仏教美術の一つに、いずれは死にゆく身体の不浄を受け入れるために死を描いた「九相図(くそうず)」と言われる絵画が存在する。九相図とは何か、そして現存する九相図をいくつか紹介する
死をイメージする「九相(想)観」
仏教用語に観相(想)【かんそう】という言葉がある。そのものの真の姿をとらえようと思いを凝らす、その姿や性質を観察することであり、瞑想や黙想を行う。そして「九相観」とは、肉体への執着を取り除くために、死や肉体は不浄なものであると考え、死体が腐敗し骨になっていく様子を9つの段階に分けて観相するというものである。肉体への執着を持つことは悟りの妨げと考えられており、その九相観を行うために描かれた絵画が九相図である。
「九相図」に描かれている死の九つの段階
摩訶止観という仏教の論書によると九相図には、人が亡くなって腐敗し、骨となりやがてすべてなくなってしまう様子が以下の9つの段階にわけて描かれている。

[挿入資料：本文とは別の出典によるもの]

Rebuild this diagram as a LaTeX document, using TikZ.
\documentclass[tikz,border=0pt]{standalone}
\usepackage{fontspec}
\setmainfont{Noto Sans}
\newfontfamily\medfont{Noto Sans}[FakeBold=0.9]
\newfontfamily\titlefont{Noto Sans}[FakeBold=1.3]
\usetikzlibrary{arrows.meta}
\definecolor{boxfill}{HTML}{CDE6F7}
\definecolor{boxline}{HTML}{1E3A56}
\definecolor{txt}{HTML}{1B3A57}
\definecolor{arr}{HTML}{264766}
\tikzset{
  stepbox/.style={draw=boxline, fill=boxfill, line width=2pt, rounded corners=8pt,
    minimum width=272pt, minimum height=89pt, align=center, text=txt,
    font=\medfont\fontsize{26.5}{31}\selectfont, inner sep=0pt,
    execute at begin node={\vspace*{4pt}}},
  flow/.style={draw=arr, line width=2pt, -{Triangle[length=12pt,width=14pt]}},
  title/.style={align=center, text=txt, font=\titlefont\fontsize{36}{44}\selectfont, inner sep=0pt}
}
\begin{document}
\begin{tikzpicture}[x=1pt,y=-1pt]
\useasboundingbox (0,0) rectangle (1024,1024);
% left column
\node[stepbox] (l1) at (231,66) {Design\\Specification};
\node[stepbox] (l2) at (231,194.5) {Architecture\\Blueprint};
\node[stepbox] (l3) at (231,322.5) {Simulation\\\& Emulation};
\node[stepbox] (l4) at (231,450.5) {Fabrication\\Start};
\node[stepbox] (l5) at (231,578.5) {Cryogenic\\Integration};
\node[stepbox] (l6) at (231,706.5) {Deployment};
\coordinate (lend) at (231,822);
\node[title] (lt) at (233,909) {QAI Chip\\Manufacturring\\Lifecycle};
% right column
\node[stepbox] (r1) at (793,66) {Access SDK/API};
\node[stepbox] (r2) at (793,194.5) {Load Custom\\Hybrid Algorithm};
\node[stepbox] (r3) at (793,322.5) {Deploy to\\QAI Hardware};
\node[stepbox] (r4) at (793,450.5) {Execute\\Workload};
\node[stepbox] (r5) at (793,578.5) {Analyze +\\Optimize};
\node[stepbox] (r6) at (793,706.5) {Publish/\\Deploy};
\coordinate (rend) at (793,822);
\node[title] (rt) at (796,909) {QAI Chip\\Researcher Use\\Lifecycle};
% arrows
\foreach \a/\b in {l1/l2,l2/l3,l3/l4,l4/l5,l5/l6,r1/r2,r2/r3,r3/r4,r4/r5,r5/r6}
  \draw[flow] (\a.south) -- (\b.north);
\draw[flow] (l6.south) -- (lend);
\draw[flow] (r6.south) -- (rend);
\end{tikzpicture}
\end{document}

(1)屍が腐敗により発生した膨脹する「脹相(ちょうそう)」
(2)屍の皮や肉がはがれ破壊されていく「壊相(えそう)」
(3)破壊された肉体から血があふれ出る「血塗相(けちずそう)」
(4)膿爛し肉が溶けて流れる「膿爛相(のうらんそう)」
(5)残りの皮や肉が風に吹かれ太陽にさらされ変色する「青瘀相(しょうおそう)」
(6)鳥獣が屍をついばむ「噉相(たんそう)」
(7)鳥獣に食われて筋骨頭手足がばらばらになる「散相(さんそう)」
(8)血肉がなくなり白骨だけになる「骨相(こつそう)」
(9)白骨が火に焼かれて灰や土に帰する「焼相(しょうそう)」
時代によっては、最初に臨終の様子が描かれているものや、石碑や墓の様子が最後に描かれているものも存在する。そして特徴的であるのが、九相図に描かれるのは女性であることが多いということである、これは、煩悩=色欲と捉えており、美しい女性が醜い姿に変化していく図を見ることで、修行僧の煩悩を退ける効果があるのである。現在も保存されている「九相図」の紹介をまとめた。

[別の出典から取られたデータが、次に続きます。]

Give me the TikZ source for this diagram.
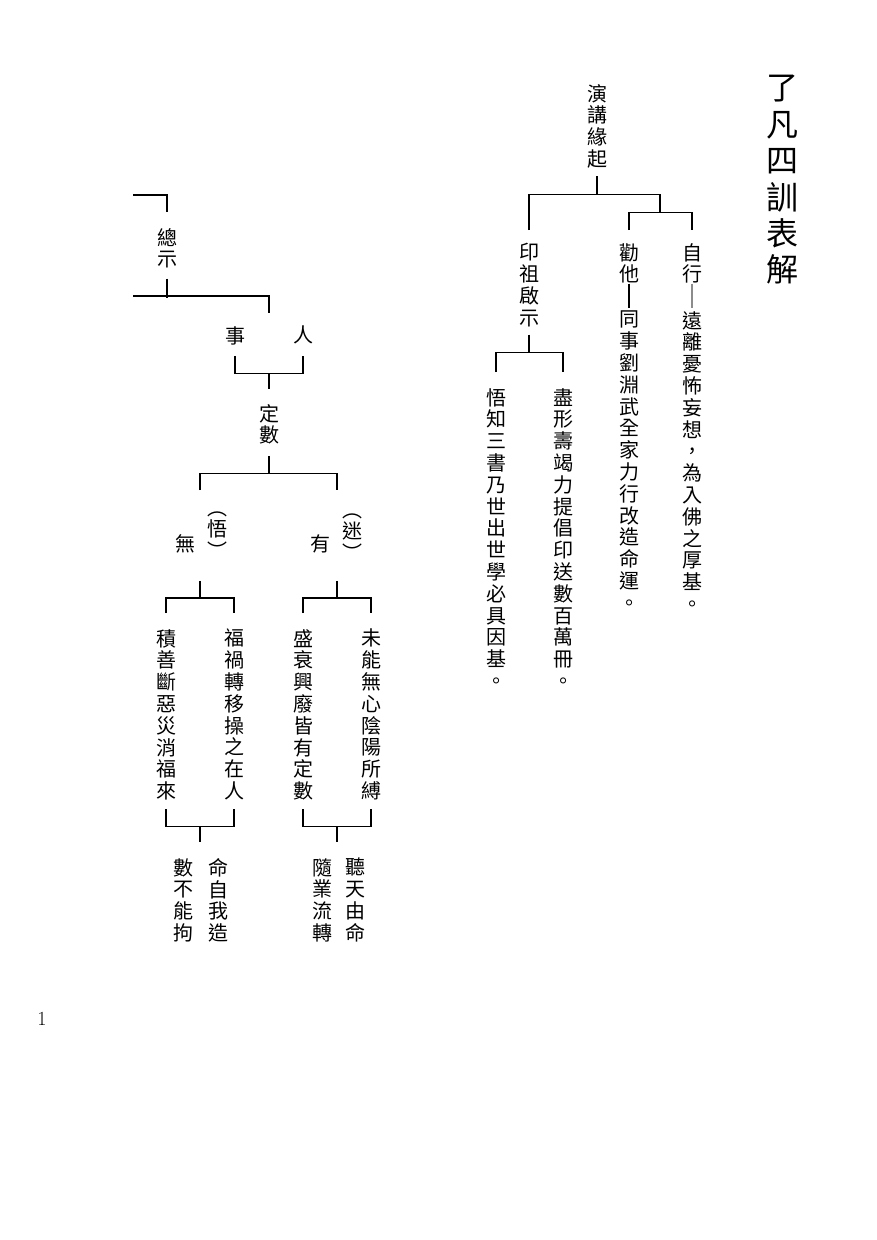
\documentclass[tikz,border=0pt]{standalone}
\usepackage{fontspec}
\newfontfamily\cjk{Noto Sans CJK TC}
\usetikzlibrary{calc}
\tikzset{
  % colonna di testo verticale
  vcol/.style={font={\cjk\fontsize{20}{21.8}\selectfont}, align=center, inner sep=0pt, anchor=north},
  % parentesi verticali attorno a un carattere
  paren/.style={vcol, anchor=center},
  % titolo
  headcol/.style={font={\cjk\fontsize{32}{36.4}\selectfont}, align=center, inner sep=0pt},
  % linee dello schema
  link/.style={line width=1.2pt},
  faint/.style={link, black!45},
}

\begin{document}
\begin{tikzpicture}[x=1pt, y=-1pt]
  \useasboundingbox (0,0) rectangle (876,1240);
  % titolo
  \node[headcol] (titolo) at (782,180) {了\\凡\\四\\訓\\表\\解};
  % ramo di destra
  \node[vcol] (yanjiang) at (597,84) {演\\講\\緣\\起};
  \node[vcol] (yinzu) at (529,243) {印\\祖\\啟\\示};
  \node[vcol] (quanta) at (629,243) {勸\\他};
  \node[vcol] (zixing) at (692,243) {自\\行};
  \node[vcol] (tongshi) at (629,311) {同\\事\\劉\\淵\\武\\全\\家\\力\\行\\改\\造\\命\\運\\。};
  \node[vcol] (yuanli) at (692,311) {遠\\離\\憂\\怖\\妄\\想\\，\\為\\入\\佛\\之\\厚\\基\\。};
  \node[vcol] (wuzhi) at (496,388) {悟\\知\\三\\書\\乃\\世\\出\\世\\學\\必\\具\\因\\基\\。};
  \node[vcol] (jinxing) at (563,388) {盡\\形\\壽\\竭\\力\\提\\倡\\印\\送\\數\\百\\萬\\冊\\。};
  \draw[link] ([yshift=-8pt]yanjiang.south) -- ++(0,18) coordinate (j1);
  \draw[link] ([yshift=13pt]yinzu.north) |- (j1) -| ++(63,18) coordinate (j2);
  \draw[link] ([yshift=13pt]quanta.north) |- (j2) -| ([yshift=13pt]zixing.north);
  \draw[link] (quanta.south) -- ([yshift=3pt]tongshi.north);
  \draw[faint] (zixing.south) -- ([yshift=3pt]yuanli.north);
  \draw[link] ([yshift=-8pt]yinzu.south) -- ++(0,18) coordinate (j3);
  \draw[link] ([yshift=16pt]wuzhi.north) |- (j3) -| ([yshift=16pt]jinxing.north);
  % ramo di sinistra
  \node[vcol] (zongshi) at (167,228) {總\\示};
  \node[vcol] (shi) at (235,326) {事};
  \node[vcol] (ren) at (303,326) {人};
  \node[vcol] (dingshu) at (269,404) {定\\數};
  \node[vcol] (wu) at (185,534) {無};
  \node[paren] (wuwu) at (217,535) {︵\\悟\\︶};
  \node[vcol] (you) at (320,534) {有};
  \node[paren] (mimi) at (352,537) {︵\\迷\\︶};
  \node[vcol] (jishan) at (166,629) {積\\善\\斷\\惡\\災\\消\\福\\來};
  \node[vcol] (fuhuo) at (234,629) {福\\禍\\轉\\移\\操\\之\\在\\人};
  \node[vcol] (shengshuai) at (303,629) {盛\\衰\\興\\廢\\皆\\有\\定\\數};
  \node[vcol] (weineng) at (371,629) {未\\能\\無\\心\\陰\\陽\\所\\縛};
  \node[vcol] (shubu) at (183,858) {數\\不\\能\\拘};
  \node[vcol] (mingzi) at (218,858) {命\\自\\我\\造};
  \node[vcol] (suiye) at (322,858) {隨\\業\\流\\轉};
  \node[vcol] (tingtian) at (355,858) {聽\\天\\由\\命};
  \coordinate (z0) at (133,195);
  \coordinate (z2) at (133,296);
  \draw[link] (z0) -| ([yshift=16pt]zongshi.north);
  \draw[link] ([yshift=-10pt]zongshi.south) -- ++(0,19);
  \draw[link] (z2) -| ([yshift=13pt]$(shi.north)!.5!(ren.north)$);
  \draw[link] ([yshift=-11pt]shi.south) -- ++(0,18) -| ([yshift=-11pt]ren.south);
  \draw[link] ($(shi.south)!.5!(ren.south)$) ++(0,29) -- ([yshift=15pt]dingshu.north);
  \draw[link] ([yshift=-11pt]dingshu.south) -- ++(0,18) coordinate (d1);
  \draw[link] ([xshift=15pt,yshift=44pt]wu.north) |- (d1) -| ([xshift=17pt,yshift=44pt]you.north);
  \draw[link] ([xshift=15pt,yshift=-28pt]wu.south) -- ++(0,17) coordinate (w1);
  \draw[link] ([yshift=16pt]jishan.north) |- (w1) -| ([yshift=16pt]fuhuo.north);
  \draw[link] ([xshift=17pt,yshift=-28pt]you.south) -- ++(0,17) coordinate (m1);
  \draw[link] ([yshift=16pt]shengshuai.north) |- (m1) -| ([yshift=16pt]weineng.north);
  \draw[link] ([yshift=-9pt]jishan.south) -- ++(0,17) -| ([yshift=-9pt]fuhuo.south);
  \draw[link] ($(jishan.south)!.5!(fuhuo.south)$) ++(0,26) -- ++(0,16);
  \draw[link] ([yshift=-9pt]shengshuai.south) -- ++(0,17) -| ([yshift=-9pt]weineng.south);
  \draw[link] ($(shengshuai.south)!.5!(weineng.south)$) ++(0,26) -- ++(0,16);
  % numero di pagina
  \node[font={\fontsize{20}{24}\selectfont}] (pagina) at (42,1019) {1};
\end{tikzpicture}
\end{document}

檀林皇后(だんりんこうごう)九相図 新福寺 京都市東山区
檀林皇后は嵯峨天皇の后で、嵯峨野に檀林寺を創建したところから通称で檀林皇后と呼ばれる。檀林皇后は、仏教に深く帰依しており、死後は自らの遺体を獣などの生き物に与えるため、遺体を風葬にすることを望んだ。九相図の最後は、土にかえったのか、骨すら残らないない様子が描かれている。京都東山区にある西福寺に保存されており、定期的に展示会が行われているが通常非公開の九相図である。
小野小町九相図 安楽寺 京都市左京区
京都市左京区浄土宗安楽寺の宝物の一つに、世界三大美女として知られる小野小町の九相図も掛け軸として存在する。小野小町は百人一首にて、「花の色は うつりにけりな いたづらに わが身世にふる ながめせしまに」と読んでいる。花の色は色あせてしまったことよ、長雨が降り続く間に。むなしく私もこの世で月日を過ごしてしまった、物思いにふけっている間に、という意味である。その意味のごとく、美しい小野小町でさえも、いつかその人生は色あせていく無常なものであることを表している。
男女一対の九相図 西岸寺 京都市伏見区
基本的な九相図は女性が多いため男女の遺体が描かれる西岸寺の九相図は珍しい。江戸時代の作品とされ、5幅1組の掛け軸である。宇佐美松鶴堂により修復されたその絵はとても色彩豊かに表現されており、美しいものであった。
最後に…
恐ろしく、そして美しい九相図を見ることで改めて生と死について考えてみてはどうだろうか。ただし、ご紹介した九相図は閲覧・拝観可能であっても時期が限られているものが多い。もし、今後公開される機会があればぜひ見に行っていただきたい。